--- Material provided ---
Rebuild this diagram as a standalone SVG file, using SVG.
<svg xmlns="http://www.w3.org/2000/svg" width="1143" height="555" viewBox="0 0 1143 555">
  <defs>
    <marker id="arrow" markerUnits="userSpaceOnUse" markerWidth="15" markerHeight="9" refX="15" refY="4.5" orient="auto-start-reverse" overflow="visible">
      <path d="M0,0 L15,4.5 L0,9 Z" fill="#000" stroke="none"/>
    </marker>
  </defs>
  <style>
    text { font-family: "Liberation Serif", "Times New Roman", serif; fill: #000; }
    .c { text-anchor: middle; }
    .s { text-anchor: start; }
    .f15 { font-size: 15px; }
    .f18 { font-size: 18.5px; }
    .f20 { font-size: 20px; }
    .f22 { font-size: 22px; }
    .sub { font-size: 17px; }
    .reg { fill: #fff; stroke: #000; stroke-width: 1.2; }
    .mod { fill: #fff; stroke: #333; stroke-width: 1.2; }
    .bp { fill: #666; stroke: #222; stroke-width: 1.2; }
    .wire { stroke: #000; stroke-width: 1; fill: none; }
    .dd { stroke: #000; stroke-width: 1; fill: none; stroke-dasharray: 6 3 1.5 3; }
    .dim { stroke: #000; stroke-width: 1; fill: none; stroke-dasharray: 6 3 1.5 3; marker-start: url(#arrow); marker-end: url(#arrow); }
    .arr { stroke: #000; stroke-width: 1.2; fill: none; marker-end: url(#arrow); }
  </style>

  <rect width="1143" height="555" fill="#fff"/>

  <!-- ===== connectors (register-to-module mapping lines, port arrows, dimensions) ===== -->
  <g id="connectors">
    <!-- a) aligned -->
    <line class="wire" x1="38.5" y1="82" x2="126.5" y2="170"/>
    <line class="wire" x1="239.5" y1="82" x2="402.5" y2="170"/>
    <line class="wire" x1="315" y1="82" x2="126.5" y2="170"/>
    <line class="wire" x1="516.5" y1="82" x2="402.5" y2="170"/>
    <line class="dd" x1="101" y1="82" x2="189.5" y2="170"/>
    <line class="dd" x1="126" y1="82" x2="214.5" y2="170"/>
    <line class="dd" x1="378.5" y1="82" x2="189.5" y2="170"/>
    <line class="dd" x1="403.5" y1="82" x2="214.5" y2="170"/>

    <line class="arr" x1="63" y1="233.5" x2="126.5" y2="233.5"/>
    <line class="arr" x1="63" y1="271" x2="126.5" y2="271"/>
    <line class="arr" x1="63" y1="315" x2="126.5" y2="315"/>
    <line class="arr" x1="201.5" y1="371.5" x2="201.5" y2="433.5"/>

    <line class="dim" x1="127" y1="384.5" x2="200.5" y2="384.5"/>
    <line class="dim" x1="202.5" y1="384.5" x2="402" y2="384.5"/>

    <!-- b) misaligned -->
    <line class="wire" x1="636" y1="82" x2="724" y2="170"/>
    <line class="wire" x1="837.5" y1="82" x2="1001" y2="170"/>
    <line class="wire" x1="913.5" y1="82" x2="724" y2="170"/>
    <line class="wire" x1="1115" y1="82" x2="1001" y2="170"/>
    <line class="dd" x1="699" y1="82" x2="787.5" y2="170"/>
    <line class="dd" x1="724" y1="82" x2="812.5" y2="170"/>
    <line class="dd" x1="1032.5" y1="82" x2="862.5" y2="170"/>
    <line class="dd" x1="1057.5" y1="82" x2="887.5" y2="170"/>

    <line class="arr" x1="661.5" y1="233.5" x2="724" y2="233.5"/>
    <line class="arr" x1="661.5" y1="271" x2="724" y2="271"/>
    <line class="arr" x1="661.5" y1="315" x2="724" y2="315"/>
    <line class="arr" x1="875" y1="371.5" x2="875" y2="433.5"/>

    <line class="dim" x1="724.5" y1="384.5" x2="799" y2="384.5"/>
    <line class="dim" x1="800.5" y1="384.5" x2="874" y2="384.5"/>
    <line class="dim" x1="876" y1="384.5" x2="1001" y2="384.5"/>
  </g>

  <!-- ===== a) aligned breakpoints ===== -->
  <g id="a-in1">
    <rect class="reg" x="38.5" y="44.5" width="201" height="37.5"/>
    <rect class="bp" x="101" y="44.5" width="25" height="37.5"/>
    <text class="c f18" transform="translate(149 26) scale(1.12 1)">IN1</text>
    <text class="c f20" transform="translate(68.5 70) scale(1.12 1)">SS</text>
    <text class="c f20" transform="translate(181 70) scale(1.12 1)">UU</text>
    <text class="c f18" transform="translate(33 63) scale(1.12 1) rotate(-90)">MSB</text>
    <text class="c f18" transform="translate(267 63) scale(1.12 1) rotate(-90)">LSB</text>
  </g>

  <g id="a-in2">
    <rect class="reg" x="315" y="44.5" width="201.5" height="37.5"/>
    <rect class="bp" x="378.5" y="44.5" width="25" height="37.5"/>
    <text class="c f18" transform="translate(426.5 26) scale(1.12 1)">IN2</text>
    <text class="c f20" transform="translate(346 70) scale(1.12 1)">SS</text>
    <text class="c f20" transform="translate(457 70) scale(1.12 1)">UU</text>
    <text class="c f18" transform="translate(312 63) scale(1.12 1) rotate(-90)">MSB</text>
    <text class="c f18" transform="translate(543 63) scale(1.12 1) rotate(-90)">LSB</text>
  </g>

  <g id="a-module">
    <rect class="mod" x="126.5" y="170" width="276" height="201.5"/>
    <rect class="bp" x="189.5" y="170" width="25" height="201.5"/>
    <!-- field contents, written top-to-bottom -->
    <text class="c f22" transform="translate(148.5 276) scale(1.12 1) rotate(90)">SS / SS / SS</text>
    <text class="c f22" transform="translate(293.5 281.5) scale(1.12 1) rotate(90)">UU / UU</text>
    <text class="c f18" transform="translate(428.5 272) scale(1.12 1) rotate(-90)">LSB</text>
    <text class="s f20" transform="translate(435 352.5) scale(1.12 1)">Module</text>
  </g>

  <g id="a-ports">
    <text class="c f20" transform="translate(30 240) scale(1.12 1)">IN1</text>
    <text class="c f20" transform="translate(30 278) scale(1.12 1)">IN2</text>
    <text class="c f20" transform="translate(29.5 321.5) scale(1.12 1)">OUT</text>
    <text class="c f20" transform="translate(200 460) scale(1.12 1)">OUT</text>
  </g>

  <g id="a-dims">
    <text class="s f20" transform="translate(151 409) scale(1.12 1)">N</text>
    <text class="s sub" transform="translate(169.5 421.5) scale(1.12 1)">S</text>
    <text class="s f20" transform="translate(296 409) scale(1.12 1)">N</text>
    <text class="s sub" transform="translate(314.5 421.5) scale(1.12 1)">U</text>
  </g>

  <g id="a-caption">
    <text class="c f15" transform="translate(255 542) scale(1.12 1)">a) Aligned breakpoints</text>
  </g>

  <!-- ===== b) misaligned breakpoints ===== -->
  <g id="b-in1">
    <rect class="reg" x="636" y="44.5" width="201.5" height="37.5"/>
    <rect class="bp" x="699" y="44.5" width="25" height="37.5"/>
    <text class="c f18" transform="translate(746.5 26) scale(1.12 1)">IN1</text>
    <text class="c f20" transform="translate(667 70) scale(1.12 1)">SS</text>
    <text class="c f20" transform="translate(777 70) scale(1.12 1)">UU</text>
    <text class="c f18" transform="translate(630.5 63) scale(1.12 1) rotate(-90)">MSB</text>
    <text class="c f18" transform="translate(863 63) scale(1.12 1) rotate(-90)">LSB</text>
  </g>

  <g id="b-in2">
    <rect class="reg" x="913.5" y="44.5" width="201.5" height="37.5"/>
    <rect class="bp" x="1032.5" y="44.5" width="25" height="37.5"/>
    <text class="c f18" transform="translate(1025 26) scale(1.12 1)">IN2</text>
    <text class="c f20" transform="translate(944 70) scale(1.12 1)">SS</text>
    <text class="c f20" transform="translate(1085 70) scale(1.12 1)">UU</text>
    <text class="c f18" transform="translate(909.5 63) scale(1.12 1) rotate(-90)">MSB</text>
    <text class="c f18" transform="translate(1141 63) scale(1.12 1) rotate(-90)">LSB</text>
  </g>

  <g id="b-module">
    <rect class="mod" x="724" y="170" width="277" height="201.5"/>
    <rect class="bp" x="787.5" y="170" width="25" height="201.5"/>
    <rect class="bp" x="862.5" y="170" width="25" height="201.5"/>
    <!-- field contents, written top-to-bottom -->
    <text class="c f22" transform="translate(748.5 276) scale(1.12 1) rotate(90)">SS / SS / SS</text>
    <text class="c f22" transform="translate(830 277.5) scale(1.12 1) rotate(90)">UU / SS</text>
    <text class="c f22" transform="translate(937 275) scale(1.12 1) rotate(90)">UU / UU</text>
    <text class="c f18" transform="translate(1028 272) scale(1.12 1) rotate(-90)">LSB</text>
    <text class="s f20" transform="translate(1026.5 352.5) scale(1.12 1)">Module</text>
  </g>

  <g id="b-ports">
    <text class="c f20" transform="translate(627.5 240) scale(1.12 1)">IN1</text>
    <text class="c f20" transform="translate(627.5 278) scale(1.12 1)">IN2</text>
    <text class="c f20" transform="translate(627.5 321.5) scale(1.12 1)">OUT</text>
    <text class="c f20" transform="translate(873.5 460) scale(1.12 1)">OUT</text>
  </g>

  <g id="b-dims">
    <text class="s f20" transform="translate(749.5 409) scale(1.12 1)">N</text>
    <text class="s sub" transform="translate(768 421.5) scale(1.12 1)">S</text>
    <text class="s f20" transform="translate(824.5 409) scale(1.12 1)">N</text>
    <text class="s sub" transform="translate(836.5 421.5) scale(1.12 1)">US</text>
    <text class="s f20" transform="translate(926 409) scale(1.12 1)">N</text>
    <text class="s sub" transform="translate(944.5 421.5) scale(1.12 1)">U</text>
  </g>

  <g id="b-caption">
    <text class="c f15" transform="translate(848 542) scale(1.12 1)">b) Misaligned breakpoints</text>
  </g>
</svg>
---
--- Material provided ---
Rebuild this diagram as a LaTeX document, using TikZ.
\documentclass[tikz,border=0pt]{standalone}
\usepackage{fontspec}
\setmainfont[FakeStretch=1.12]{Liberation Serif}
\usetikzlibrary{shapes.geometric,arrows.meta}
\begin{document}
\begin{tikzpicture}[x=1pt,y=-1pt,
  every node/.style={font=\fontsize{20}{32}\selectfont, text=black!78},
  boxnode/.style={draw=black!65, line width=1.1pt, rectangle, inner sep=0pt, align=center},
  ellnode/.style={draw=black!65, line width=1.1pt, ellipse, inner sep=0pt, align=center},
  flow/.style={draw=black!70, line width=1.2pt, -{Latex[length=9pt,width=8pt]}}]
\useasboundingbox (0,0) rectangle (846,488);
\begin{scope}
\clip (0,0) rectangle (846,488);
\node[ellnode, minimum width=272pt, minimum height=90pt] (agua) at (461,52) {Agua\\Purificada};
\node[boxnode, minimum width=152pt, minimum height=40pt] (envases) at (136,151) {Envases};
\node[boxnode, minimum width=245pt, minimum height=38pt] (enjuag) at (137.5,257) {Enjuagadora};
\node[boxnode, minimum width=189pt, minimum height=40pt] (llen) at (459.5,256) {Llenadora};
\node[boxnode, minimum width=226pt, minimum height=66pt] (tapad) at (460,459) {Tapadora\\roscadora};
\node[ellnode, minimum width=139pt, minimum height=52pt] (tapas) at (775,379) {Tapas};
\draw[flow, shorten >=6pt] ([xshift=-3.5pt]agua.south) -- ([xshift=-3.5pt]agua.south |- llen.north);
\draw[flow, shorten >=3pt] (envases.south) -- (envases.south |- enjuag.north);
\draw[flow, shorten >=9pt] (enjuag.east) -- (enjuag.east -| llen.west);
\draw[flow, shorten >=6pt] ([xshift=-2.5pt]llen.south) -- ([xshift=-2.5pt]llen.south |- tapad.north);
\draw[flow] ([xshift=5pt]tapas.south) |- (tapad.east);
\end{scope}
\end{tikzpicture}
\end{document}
---
### [Problem to work on]
Lines of the listing that contain the word "using" are to be counted; report only their number.

### [Answer for this exercise]
2